We are still at the south pass on Fakarava. Each day we snorkel the pass and see new species of fish and corals. The clarity is fantastic and we are getting used to having 1 to 2 meter sharks swimming as close as a couple of meters from us. Rani will look into doing a dive today so she can experience the deeper waters and see the great numbers of sharks that gather at the mouth of the pass about 30 meters down.
I had my first diving experience a couple of days ago when Mike from 'Chapter Two' took me over into the shallows and lent me Karen's BCD and tank to see what diving is about. He explained how to use the BCD so as to achieve neutral buoyancy and then had me practice using my breathing to ascend and descend (how much you fill your lungs will raise and lower you). We then swam around some coral heads and descended to 26 feet. I was surprised at how different it felt from snorkeling - you are no longer a creature of the surface but now move in a new world. I looked into PADI certification here but the cost is steep at over $700 for a 2 day/3 dive course. So maybe I will do this in Tonga or the Cook islands...
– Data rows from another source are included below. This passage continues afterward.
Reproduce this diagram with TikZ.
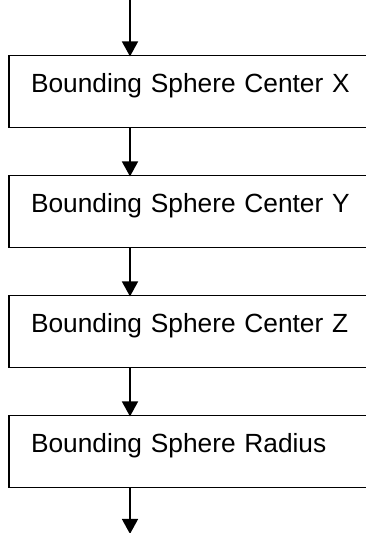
\documentclass[tikz,border=0pt]{standalone}
\usepackage{fontspec}
\setmainfont{Liberation Sans}
\usepackage{tikz}
\usetikzlibrary{positioning,
                arrows.meta}                % arrow tips

\tikzset{
    field/.style={draw, line width=1.8pt, outer sep=0pt, text width=340pt, inner xsep=22pt,
                  align=left, minimum height=72pt, text height=19pt, text depth=18pt,
                  font=\fontsize{26.3}{30}\selectfont},
    flow/.style={line width=1.8pt, -{Triangle[width=16pt,length=15pt]}, shorten >=-0.9pt}
}

\begin{document}
\begin{tikzpicture}[x=1pt, y=-1pt, node distance=48pt]
    \useasboundingbox (0,0) rectangle (366,533);

    \coordinate (in) at (130,0);
    \coordinate (out) at (130,533);

    \node[field, anchor=north west] (cx) at (9,55.5) {Bounding Sphere Center X};
    \node[field, below=of cx] (cy) {Bounding Sphere Center Y};
    \node[field, below=of cy] (cz) {Bounding Sphere Center Z};
    \node[field, below=of cz] (rad) {Bounding Sphere Radius};

    \draw[flow] (in) -- (in |- cx.north);
    \draw[flow] (cx.south -| in) -- (cy.north -| in);
    \draw[flow] (cy.south -| in) -- (cz.north -| in);
    \draw[flow] (cz.south -| in) -- (rad.north -| in);
    \draw[flow] (rad.south -| in) -- (out);
\end{tikzpicture}
\end{document}
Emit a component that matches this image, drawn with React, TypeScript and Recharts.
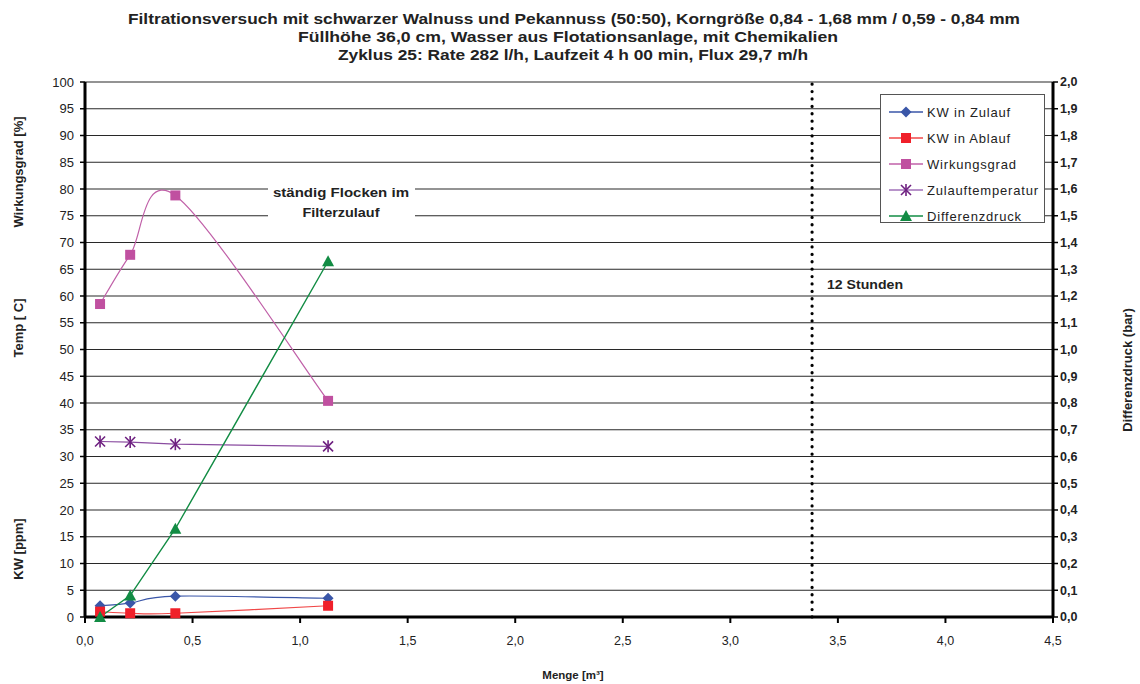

We finally visited the main motu here, on which the primary village of the Tuamotus once stood. All that remains to indicate this are wide coral roads, two graveyards, a few old coral block structures, and a lovely church with a mother of pearl alter and chandeliers made of thousands of tiny shells strung together. There is a resort here with cottages on stilts over the water and a restaurant that is built on stilts right in the pass. There is a small beach/lagoon area ideal for children to play in as it is full of corals and fish yet is out of the currents in the pass. The only downside for nervous Mums is the presence of three of four (harmless) sharks at most times of the day!
We plan one more snorkel/dive today and will then sail north through the lagoon to the main village.